私は伝統芸能の「黒川さんさ踊り」に取り組んでいますが、最初はその仲間が集う場として蔵を活用していました。せっかく蔵があるので営業許可を取って、一般の方にも開放しようということになりました。施設の名前は、息子夫婦が「FROG BEE」と名付けてくれました。

国内外の人が訪れ、昨年は延べ925人が利用しました。長期滞在する人もいて、おのおのに合った活用をしてもらっています。農地にぽつんとある蔵に泊まって自然の中でゆっくり過ごせるのが人気です。

実は蔵を活用してやってみたい事があるんです。今、岩手の蔵は放置され、廃れていくことが多くもったいないと感じています。そこで何かの形でリノベーションし、県内の蔵同士がネットワークを作れたら面白いなと考えています。宿泊するだけではなく、ジャズ喫茶とかイベントをしてみるのもいいなと思っていて、小さな夢だったりします。

蔵はその地域の地主とか大きな農家さんが所持していることが多いです。だからこそ、活用されることで地域全体が元気に活力を取り戻すきっかけになるのではないかと思います。蔵が活用され、人が集まれる拠点として地域貢献できたら素敵ですよね。

■命をつなぐ農業に誇り

東日本大震災の時に、改めて農業の大切さを感じました。命をつなぐ食料は私たちにとってなくてはならないものです。だからこそ、第1次産業を守っていかなければという思いが強く芽生えました。

震災時には、食を守る使命感から、一生懸命産直に通って消費者に食材を届けました。しかし、お客さんは普段とあまり変わらない様子で買い物をしていました。その光景から、生活圏のすぐそばに小さな農家が点在し、緊急時でも食料が提供できるという事実は「心のゆとり」につながるのではないかと感じました。

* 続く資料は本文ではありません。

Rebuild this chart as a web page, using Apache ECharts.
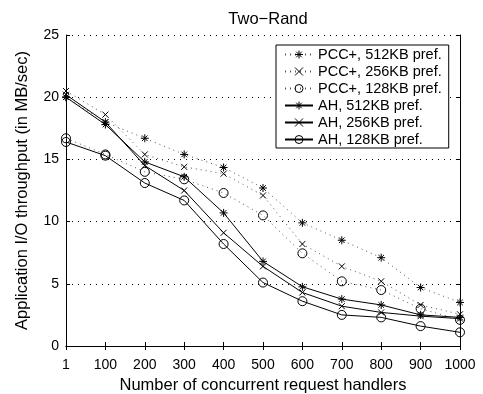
<!DOCTYPE html>
<html><head><meta charset="utf-8">
<script src="https://cdn.jsdelivr.net/npm/echarts@6/dist/echarts.min.js"></script>
<style>html,body{margin:0;padding:0;background:#fff}#c{width:483px;height:394px}</style>
</head><body><div id="c"></div>
<script>
var categories = ['1','100','200','300','400','500','600','700','800','900','1000'];
var pcc512 = [20.0, 18.0, 16.7, 15.4, 14.35, 12.7, 9.9, 8.5, 7.1, 4.7, 3.5];
var pcc256 = [20.5, 18.6, 15.4, 14.4, 13.85, 12.1, 8.2, 6.4, 5.2, 3.3, 2.55];
var pcc128 = [16.7, 15.4, 14.0, 13.4, 12.3, 10.5, 7.45, 5.2, 4.5, 3.0, 2.1];
var ah512 = [20.0, 17.8, 14.8, 13.6, 10.7, 6.8, 4.76, 3.77, 3.3, 2.5, 2.3];
var ah256 = [20.2, 18.0, 14.5, 12.5, 9.1, 6.4, 4.3, 3.2, 2.7, 2.4, 2.2];
var ah128 = [16.4, 15.3, 13.1, 11.7, 8.2, 5.1, 3.6, 2.5, 2.3, 1.6, 1.1];
var names = ['PCC+, 512KB pref.','PCC+, 256KB pref.','PCC+, 128KB pref.','AH, 512KB pref.','AH, 256KB pref.','AH, 128KB pref.'];

var STAR = 'path://M0,-1L0,1M-1,0L1,0M-0.7,-0.7L0.7,0.7M-0.7,0.7L0.7,-0.7';
var CROSS = 'path://M-1,-1L1,1M-1,1L1,-1';
var CIRC = 'path://M1,0A1,1 0 1,1 -1,0A1,1 0 1,1 1,0Z';
var FONT = 'Liberation Sans, Arial, sans-serif';

function mk(name, data, sym, size, dotted) {
  return {
    name: name, type: 'line', data: data, symbol: sym, symbolSize: size,
    showAllSymbol: true, animation: false,
    lineStyle: dotted ? {color: '#555', width: 1, type: [1, 4]} : {color: '#000', width: 1},
    itemStyle: {color: 'none', borderColor: '#000', borderWidth: 1},
    emphasis: {disabled: true}, z: dotted ? 2 : 3
  };
}

var chart = echarts.init(document.getElementById('c'), null, {renderer: 'canvas'});
chart.setOption({
  backgroundColor: '#fff',
  animation: false,
  title: {text: 'Two\u2212Rand', left: 263, textAlign: 'center', top: 6,
    textStyle: {fontFamily: FONT, fontSize: 16.5, fontWeight: 'normal', color: '#000'}},
  grid: {left: 66, right: 23, top: 35, bottom: 48, containLabel: false, outerBoundsMode: 'none'},
  legend: {
    orient: 'vertical', left: 276, top: 45,
    padding: [2, 7, 1, 8], itemGap: 2, itemWidth: 28, itemHeight: 10,
    borderColor: '#000', borderWidth: 1, backgroundColor: '#fff',
    itemStyle: {borderWidth: 1},
    textStyle: {fontFamily: FONT, fontSize: 14.5, color: '#000'},
    data: names
  },
  xAxis: [{
    type: 'category', data: categories, boundaryGap: false,
    axisLine: {lineStyle: {color: '#000', width: 1}},
    axisTick: {inside: true, length: 4, lineStyle: {color: '#000'}, alignWithLabel: true},
    axisLabel: {fontFamily: FONT, fontSize: 14, color: '#000', margin: 12, interval: 0},
    name: 'Number of concurrent request handlers', nameLocation: 'middle', nameGap: 30,
    nameTextStyle: {fontFamily: FONT, fontSize: 16.5, color: '#000'},
    splitLine: {show: false}
  }, {
    type: 'category', data: categories, boundaryGap: false, position: 'top',
    axisLine: {lineStyle: {color: '#000', width: 1}},
    axisTick: {inside: true, length: 4, lineStyle: {color: '#000'}},
    axisLabel: {show: false}, splitLine: {show: false}
  }],
  yAxis: [{
    type: 'value', min: 0, max: 25, interval: 5,
    axisLine: {show: true, lineStyle: {color: '#000', width: 1}},
    axisTick: {show: true, inside: true, length: 4, lineStyle: {color: '#000'}},
    axisLabel: {fontFamily: FONT, fontSize: 14, color: '#000', margin: 7},
    splitLine: {show: true, lineStyle: {color: '#000', width: 1, type: [1, 5]}},
    name: 'Application I/O throughput (in MB/sec)', nameLocation: 'middle', nameGap: 35,
    nameTextStyle: {fontFamily: FONT, fontSize: 16.5, color: '#000'}
  }, {
    type: 'value', min: 0, max: 25, interval: 5, position: 'right',
    axisLine: {show: true, lineStyle: {color: '#000', width: 1}},
    axisTick: {show: true, inside: true, length: 4, lineStyle: {color: '#000'}},
    axisLabel: {show: false}, splitLine: {show: false}
  }],
  series: [
    mk(names[0], pcc512, STAR, 8, true),
    mk(names[1], pcc256, CROSS, 6, true),
    mk(names[2], pcc128, CIRC, 9, true),
    mk(names[3], ah512, STAR, 8, false),
    mk(names[4], ah256, CROSS, 6, false),
    mk(names[5], ah128, CIRC, 9, false)
  ]
});
</script></body></html>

農家を守っていくことは心のゆとりを守ることでもあり、それが安心して生活できることにつながるんですよね。

それと同時に本州一寒い盛岡でリンゴを栽培し、県内外から賞賛の声をもらっている農家さんがたくさんいます。だからもっともっと自分たちの農産物に自信を持って、県外に向けても発信していってほしいと思うのです。

私は今年から、盛岡りんご推進協議会の会長を務めています。協議会の活動を通して県外での盛岡りんごのブランド力を強化し、盛岡のイメージアップにつなげていきたいと思っています。そして盛岡のおいしいリンゴを食べた人が元気になってくれるような農業をこれからも続けていきたいですね。